А вот уже после него бунтующую российскую молодежь воодушевлял прагматизм: наши юные «ультрареволюционеры» могут найти себя как среди либералов, так и среди консерваторов. О чем, возможно, жалеть не стоит
Хорошо помню: в 1963 году я вхожу в школу и мой близкий друг, сын драматурга Алексея Арбузова, с очень грустным видом сообщает: «Произошла трагедия, убили Кеннеди». И это была реальная трагедия для нас, для нашего круга. В 1968 году, когда мы встречали уже совершеннолетие, в СССР случилась «демонстрация семерых» — людей, вышедших на Красную площадь, протестуя против вторжения войск в Чехословакию. Чуть раньше в том же году, как мы смутно знали, во Франции бурлили студенческие волнения. И все эти события — внутри страны и в мире — переживались как связанные. Они рождали пассионарное представление о свободе как об универсальной ценности, за которую бьются такие разные люди, некий взгляд на жизнь поверх границ и барьеров. Мы все смотрели фильмы наподобие «Чистого неба» (фильм, снятый в 1961 году Григорием Чухраем о советском летчике, который в войну был сбит, попал в плен, исключен из партии, лишен наград и мечты летать и только после смерти Сталина смог снова вернуться в небо.— «О»), размышляли над тем, как малый ручеек крошит лед…
Для меня очевидно, что основной движущей силой, «водовозом» революции 1991 года как раз стало поколение, воспитанное на том пассионарном опыте, который я описал: достаточно посмотреть на фотографии с баррикад, защищавших Белый дом. Контингент стоящих там — это люди среднего возраста, часто вполне успешные с точки зрения советской карьеры, но при этом сохранившие совершенно «студенческую пассионарность». Это люди, которые не могли выступить или заявить о себе раньше, потому что Советский Союз надежно исключил молодежь изо всякой свободной политической или общественной активности, и дожили до приличных лет, чтобы с юношеским задором ринуться в большую жизнь.

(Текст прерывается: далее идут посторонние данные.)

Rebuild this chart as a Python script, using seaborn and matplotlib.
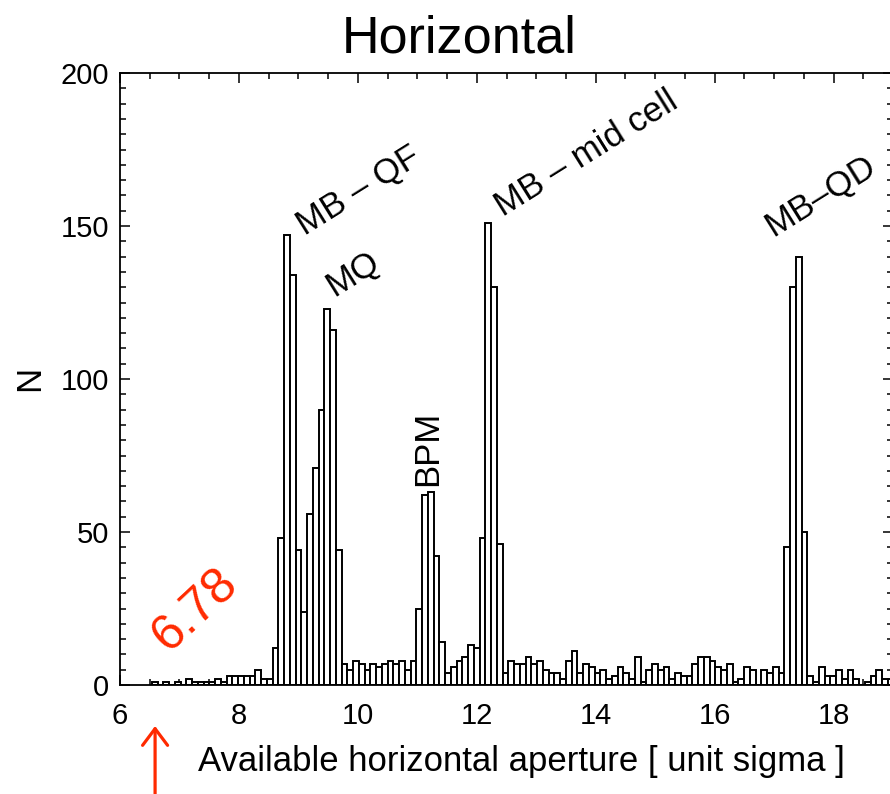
import matplotlib
matplotlib.use("Agg")
import matplotlib.pyplot as plt
import numpy as np
import pandas as pd
import seaborn as sns
from matplotlib.ticker import MultipleLocator

# ---------------- data ----------------
bin_start = 6.535      # left edge of first bin
bin_width = 0.0967
counts = [
    1, 0, 1, 0, 1, 0, 2, 1, 1, 1, 1, 2, 1, 3, 3, 3, 3, 3, 5, 2, 2, 12, 48,
    147, 134, 44, 24, 56, 71, 90, 123, 116, 44, 7, 5, 8, 7, 5, 7, 6, 7, 8,
    7, 8, 5, 8, 25, 62, 63, 42, 14, 4, 6, 8, 9, 13, 12, 48, 151, 130, 46, 4,
    8, 7, 7, 9, 7, 8, 5, 4, 4, 2, 8, 11, 4, 7, 6, 4, 5, 2, 3, 6, 4, 2, 9, 1,
    5, 7, 5, 6, 2, 4, 3, 3, 7, 9, 9, 8, 6, 5, 7, 1, 2, 6, 5, 0, 5, 4, 6, 4,
    45, 130, 140, 50, 3, 1, 6, 3, 3, 5, 2, 5, 2, 0, 1, 3, 5, 2, 2,
]
labels = ["MB \u2013 QF", "MQ", "BPM", "MB \u2013 mid cell", "MB\u2013QD"]
label_x = [9.10, 9.60, 11.17, 12.44, 16.97]
label_y = [147, 127, 65, 153, 146.5]
label_rot = [32, 32, 90, 32, 32]
limit_value = "6.78"

edges = [bin_start + bin_width * k for k in range(len(counts) + 1)]
centers = [(a + b) / 2 for a, b in zip(edges[:-1], edges[1:])]
df = pd.DataFrame({"aperture": centers, "N": counts})

# ---------------- figure ----------------
sns.set_theme(style="ticks")
plt.rcParams["font.family"] = ["Liberation Sans", "DejaVu Sans"]
plt.rcParams["text.color"] = "black"

W, H = 890, 794
fig = plt.figure(figsize=(W / 100, H / 100), dpi=100)
ax_l, ax_r, ax_t, ax_b = 120, 893, 73, 685
ax = fig.add_axes([ax_l / W, 1 - ax_b / H, (ax_r - ax_l) / W, (ax_b - ax_t) / H])

sns.histplot(data=df, x="aperture", weights="N", bins=edges, ax=ax,
             element="bars", fill=True, color="white", edgecolor="black",
             linewidth=1.4, alpha=1)

ax.set_xlim(6, 19)
ax.set_ylim(0, 200)
ax.xaxis.set_major_locator(MultipleLocator(2))
ax.xaxis.set_minor_locator(MultipleLocator(0.5))
ax.yaxis.set_major_locator(MultipleLocator(50))
ax.yaxis.set_minor_locator(MultipleLocator(5))
ax.tick_params(which="both", direction="in", top=True, right=True,
               width=1.1, color="black", labelsize=21, labelcolor="black")
ax.tick_params(which="major", length=7.5)
ax.tick_params(which="minor", length=4)
ax.tick_params(axis="x", which="major", pad=12)
ax.tick_params(axis="y", which="major", pad=8)
for s in ax.spines.values():
    s.set_visible(True)
    s.set_linewidth(1.3)
    s.set_color("black")

ax.set_xlabel("Available horizontal aperture [ unit sigma ]", fontsize=25, color="black")
ax.xaxis.set_label_coords((521 - ax_l) / (ax_r - ax_l), (ax_b - 762) / (ax_b - ax_t))
ax.xaxis.label.set_va("center")
ax.set_ylabel("N", fontsize=25, color="black")
ax.yaxis.set_label_coords((30 - ax_l) / (ax_r - ax_l), (ax_b - 378) / (ax_b - ax_t))
ax.yaxis.label.set_va("center")

ax.set_title("Horizontal", fontsize=37.5, color="black",
             x=(459 - ax_l) / (ax_r - ax_l), y=(ax_b - 53) / (ax_b - ax_t),
             va="baseline", pad=0)

for t, x, y, r in zip(labels, label_x, label_y, label_rot):
    if r == 90:
        ax.text(x, y, t, rotation=90, ha="center", va="bottom", fontsize=25,
                color="black")
    else:
        ax.text(x, y, t, rotation=r, rotation_mode="anchor", ha="left",
                va="baseline", fontsize=25, color="black")

red = "#ff2a00"
ax.text(7.27, 24.5, limit_value, rotation=43, rotation_mode="anchor", ha="center",
        va="center", fontsize=36, color=red, clip_on=False)
ax.annotate("", xy=(6.59, 1 - 726 / H), xytext=(6.59, 1 - 794 / H),
            xycoords=("data", "figure fraction"), textcoords=("data", "figure fraction"),
            arrowprops=dict(arrowstyle="->,head_length=1.0,head_width=0.75",
                            color=red, lw=2.3, shrinkA=0, shrinkB=0),
            annotation_clip=False)

fig.savefig("out.png", dpi=100)
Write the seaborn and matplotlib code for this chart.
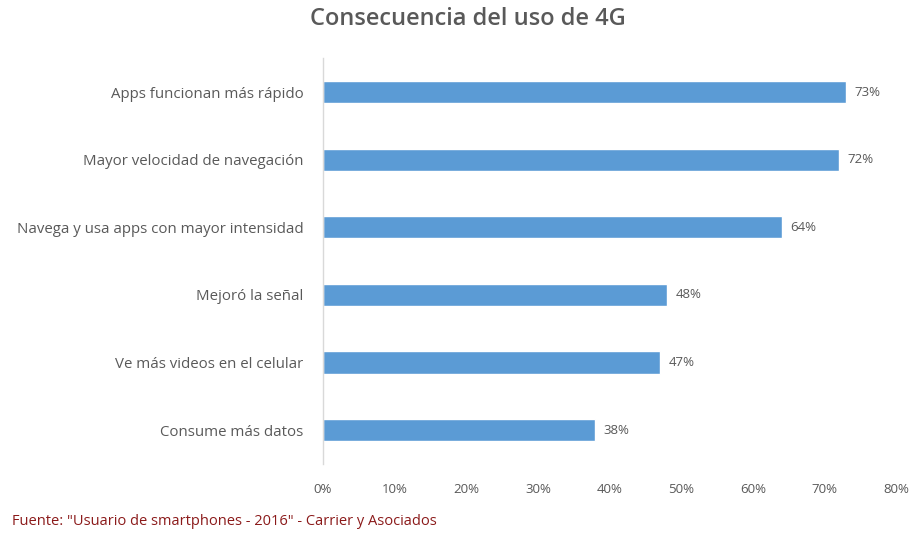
import matplotlib
matplotlib.use("Agg")
import matplotlib.pyplot as plt
import seaborn as sns
import pandas as pd
from matplotlib.ticker import FuncFormatter

categorias = [
    "Apps funcionan más rápido",
    "Mayor velocidad de navegación",
    "Navega y usa apps con mayor intensidad",
    "Mejoró la señal",
    "Ve más videos en el celular",
    "Consume más datos",
]
porcentajes = [73, 72, 64, 48, 47, 38]
ticks_x = [0, 10, 20, 30, 40, 50, 60, 70, 80]

sns.set_theme(style="white")
plt.rcParams["font.family"] = ["Open Sans", "DejaVu Sans"]

df = pd.DataFrame({"categoria": categorias, "valor": porcentajes})

fig = plt.figure(figsize=(9.21, 5.44), dpi=100)
ax = fig.add_axes([0.3507, 0.147, 0.6223, 0.746])

sns.barplot(data=df, x="valor", y="categoria", color="#5B9BD5",
            saturation=1, width=0.33, ax=ax, orient="h")

for i, v in enumerate(porcentajes):
    ax.text(v + 1.2, i, f"{v}%", va="center", ha="left",
            fontsize=9.5, color="#595959")

ax.set_xlim(0, 80)
ax.set_ylim(5.5, -0.5)
ax.set_xticks(ticks_x)
ax.xaxis.set_major_formatter(FuncFormatter(lambda x, _: f"{x:.0f}%"))
ax.set_xlabel("")
ax.set_ylabel("")
ax.tick_params(axis="x", length=0, pad=14, labelsize=9.5, labelcolor="#595959")
ax.tick_params(axis="y", length=0, pad=14, labelsize=10.8, labelcolor="#595959")

for s in ["top", "right", "bottom"]:
    ax.spines[s].set_visible(False)
ax.spines["left"].set_color("#D9D9D9")
ax.spines["left"].set_linewidth(1)

fig.text(0.508, 0.965, "Consecuencia del uso de 4G", ha="center", va="center",
         fontsize=17, fontweight="semibold", color="#595959")
fig.text(0.013, 0.042, "Fuente: \"Usuario de smartphones - 2016\" - Carrier y Asociados",
         ha="left", va="center", fontsize=10.5, color="#8B1A1A")

fig.savefig("out.png", dpi=100)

В этом смысле 1991 год — это последствие, эхо 1960-х в России. Это воплощенный 1968-й у нас. Что двигало нашу революцию? Прагматизм, борьба за красивую жизнь, «как у них», или все-таки представление о свободе и борьба за идеалы? Могло быть и то, и другое. Но если сравнивать с любыми последующими акциями протеста или социальными волнениями, становится очевидно, что мера их пассионарности падала по сравнению с 1991-м, а мера прагматизма, напротив, росла.
Прагматичные протесты — не то, что должно пугать власть: прагматики всегда знают, чего хотят, и с ними можно договориться. В этом смысле протесты 2011–2012 годов были вполне безобидные, многие их молодые и вроде бы горячие участники боролись на самом деле за очень конкретные вещи, например за самореализацию. Самореализация, конечно, ценность не меркантильная, но вполне прагматичная: сегодняшняя молодежь выходит на улицы прежде всего потому, что надеется получить новые ресурсы развития. Она не выходит крушить и ломать. Она вполне готова потреблять то, что ей предлагают, и жить в обществе, которое ей досталось, только имея ресурсы для улучшения своих позиций. Ее по-прежнему могут завлекать левацкие идеи (посмотрите: участники митингов против пенсионной реформы в огромном большинстве своем — не пенсионеры, а старшеклассники и студенты!), но это не меняет сути запроса — очень прагматичного в своем зерне.
Возможно, об этом качестве современных российских «молодежных выступлений» не стоит жалеть. Наши юные «ультрареволюционеры» могут найти себя и среди либералов, и среди консерваторов, лишь бы те предложили им внятную «дорожную карту» позитивных изменений. Будет хуже, если совсем не найдется, что им предложить. Ведь именно в таких случаях возникают пассионарные акции и целые «пассионарные поколения», протесты которых заканчиваются не взаимовыгодными договоренностями, а серьезными сломами закостеневшего, не замечающего претензий молодежи, строя.